- _DATA_:
───

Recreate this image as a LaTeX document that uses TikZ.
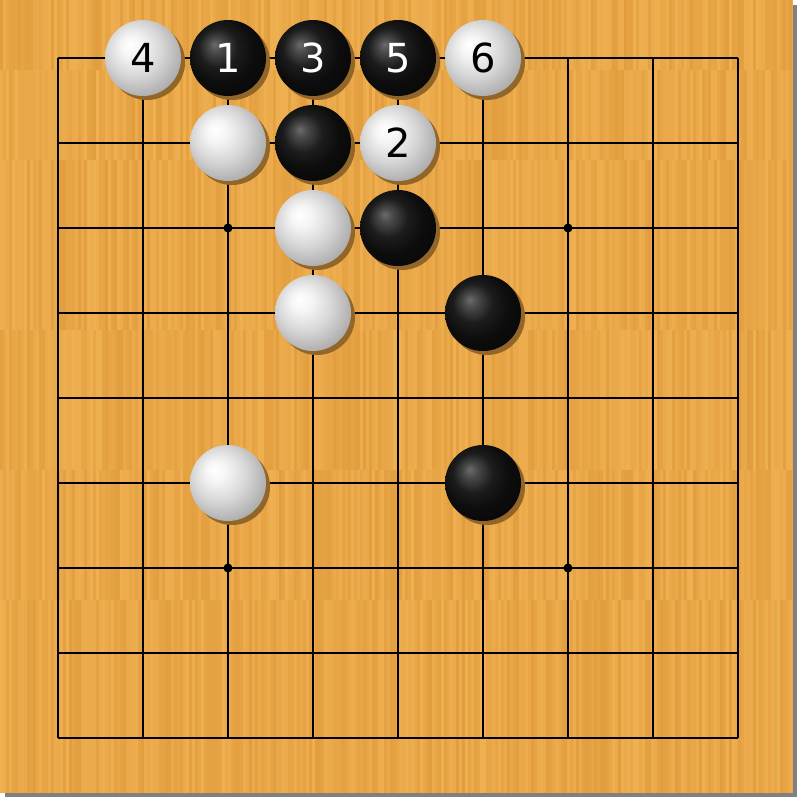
\documentclass[tikz,border=0pt]{standalone}
\usepackage{fontspec}
\setmainfont{DejaVu Sans}
\usetikzlibrary{shadows}
\definecolor{woodL}{RGB}{239,176,82}
\definecolor{woodD}{RGB}{226,158,62}
\definecolor{woodB}{RGB}{232,167,72}
\definecolor{shadowc}{RGB}{145,102,40}
\definecolor{edgegray}{RGB}{128,128,128}
\pgfdeclareradialshading{wstone}{\pgfpoint{-9bp}{9bp}}{%
  color(0bp)=(white);
  color(7bp)=(white!96!black);
  color(18bp)=(white!84!black);
  color(28bp)=(white!70!black);
  color(36bp)=(white!60!black);
  color(50bp)=(white!52!black)}
\pgfdeclareradialshading{bstone}{\pgfpoint{-9bp}{9bp}}{%
  color(0bp)=(white!42!black);
  color(5bp)=(white!28!black);
  color(13bp)=(white!11!black);
  color(22bp)=(white!5!black);
  color(50bp)=(black)}
\tikzset{
  stonebase/.style={circle, minimum size=76pt, inner sep=0pt, text depth=0pt,
    font=\fontsize{40}{40}\selectfont,
    drop shadow={shadow xshift=4pt, shadow yshift=-4pt, fill=shadowc, opacity=1}},
  wst/.style={stonebase, shading=wstone, text=black},
  bst/.style={stonebase, shading=bstone, text=white},
  gridline/.style={draw=black, line width=1.1pt},
  hoshi/.style={fill=black}
}
\begin{document}
\begin{tikzpicture}[x=1pt,y=-1pt]
\useasboundingbox (0,0) rectangle (800,800);
\fill[white] (0,0) rectangle (800,800);
\fill[edgegray] (5,5) rectangle (797,797);
\fill[woodB] (0,0) rectangle (793,793);
% wood texture
\pgfmathsetseed{4242}
\foreach \b/\ya/\yb in {0/0/70,1/70/160,2/160/330,3/330/470,4/470/600,5/600/793}{
  \foreach \i in {0,...,263}{
    \pgfmathtruncatemacro\p{random(0,100)}
    \fill[woodL!\p!woodD] ({\i*3},\ya) rectangle ({\i*3+3.05},\yb);
  }
}
% grid
\foreach \k in {0,...,8}{
  \draw[gridline] ({58+85*\k},58) -- ({58+85*\k},738);
  \draw[gridline] (58,{58+85*\k}) -- (738,{58+85*\k});
}
% star points
\foreach \hx/\hy in {228/228,568/228,228/568,568/568}{
  \fill[hoshi] (\hx,\hy) circle (4.5);
}
% stones
\node[wst] (w4) at (143,58) {4};
\node[bst] (b1) at (228,58) {1};
\node[bst] (b3) at (313,58) {3};
\node[bst] (b5) at (398,58) {5};
\node[wst] (w6) at (483,58) {6};
\node[wst] (wa) at (228,143) {};
\node[bst] (ba) at (313,143) {};
\node[wst] (w2) at (398,143) {2};
\node[wst] (wb) at (313,228) {};
\node[bst] (bb) at (398,228) {};
\node[wst] (wc) at (313,313) {};
\node[bst] (bc) at (483,313) {};
\node[wst] (wd) at (228,483) {};
\node[bst] (bd) at (483,483) {};
\end{tikzpicture}
\end{document}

───

- _INSTRUCTIONS TO FOLLOW_: Reproduce the material word for word, minus the images.

- _ANSWER TO THE TASK_:
Recreate this image as a LaTeX document that uses TikZ.
\documentclass[tikz,border=0pt]{standalone}
\usepackage{fontspec}
\setmainfont{DejaVu Sans}
\usetikzlibrary{shadows}
\definecolor{woodL}{RGB}{239,176,82}
\definecolor{woodD}{RGB}{226,158,62}
\definecolor{woodB}{RGB}{232,167,72}
\definecolor{shadowc}{RGB}{145,102,40}
\definecolor{edgegray}{RGB}{128,128,128}
\pgfdeclareradialshading{wstone}{\pgfpoint{-9bp}{9bp}}{%
  color(0bp)=(white);
  color(7bp)=(white!96!black);
  color(18bp)=(white!84!black);
  color(28bp)=(white!70!black);
  color(36bp)=(white!60!black);
  color(50bp)=(white!52!black)}
\pgfdeclareradialshading{bstone}{\pgfpoint{-9bp}{9bp}}{%
  color(0bp)=(white!42!black);
  color(5bp)=(white!28!black);
  color(13bp)=(white!11!black);
  color(22bp)=(white!5!black);
  color(50bp)=(black)}
\tikzset{
  stonebase/.style={circle, minimum size=76pt, inner sep=0pt, text depth=0pt,
    font=\fontsize{40}{40}\selectfont,
    drop shadow={shadow xshift=4pt, shadow yshift=-4pt, fill=shadowc, opacity=1}},
  wst/.style={stonebase, shading=wstone, text=black},
  bst/.style={stonebase, shading=bstone, text=white},
  gridline/.style={draw=black, line width=1.1pt},
  hoshi/.style={fill=black}
}
\begin{document}
\begin{tikzpicture}[x=1pt,y=-1pt]
\useasboundingbox (0,0) rectangle (800,800);
\fill[white] (0,0) rectangle (800,800);
\fill[edgegray] (5,5) rectangle (797,797);
\fill[woodB] (0,0) rectangle (793,793);
% wood texture
\pgfmathsetseed{4242}
\foreach \b/\ya/\yb in {0/0/70,1/70/160,2/160/330,3/330/470,4/470/600,5/600/793}{
  \foreach \i in {0,...,263}{
    \pgfmathtruncatemacro\p{random(0,100)}
    \fill[woodL!\p!woodD] ({\i*3},\ya) rectangle ({\i*3+3.05},\yb);
  }
}
% grid
\foreach \k in {0,...,8}{
  \draw[gridline] ({58+85*\k},58) -- ({58+85*\k},738);
  \draw[gridline] (58,{58+85*\k}) -- (738,{58+85*\k});
}
% star points
\foreach \hx/\hy in {228/228,568/228,228/568,568/568}{
  \fill[hoshi] (\hx,\hy) circle (4.5);
}
% stones
\node[wst] (w4) at (143,58) {4};
\node[bst] (b1) at (228,58) {1};
\node[bst] (b3) at (313,58) {3};
\node[bst] (b5) at (398,58) {5};
\node[wst] (w6) at (483,58) {6};
\node[wst] (wa) at (228,143) {};
\node[bst] (ba) at (313,143) {};
\node[wst] (w2) at (398,143) {2};
\node[wst] (wb) at (313,228) {};
\node[bst] (bb) at (398,228) {};
\node[wst] (wc) at (313,313) {};
\node[bst] (bc) at (483,313) {};
\node[wst] (wd) at (228,483) {};
\node[bst] (bd) at (483,483) {};
\end{tikzpicture}
\end{document}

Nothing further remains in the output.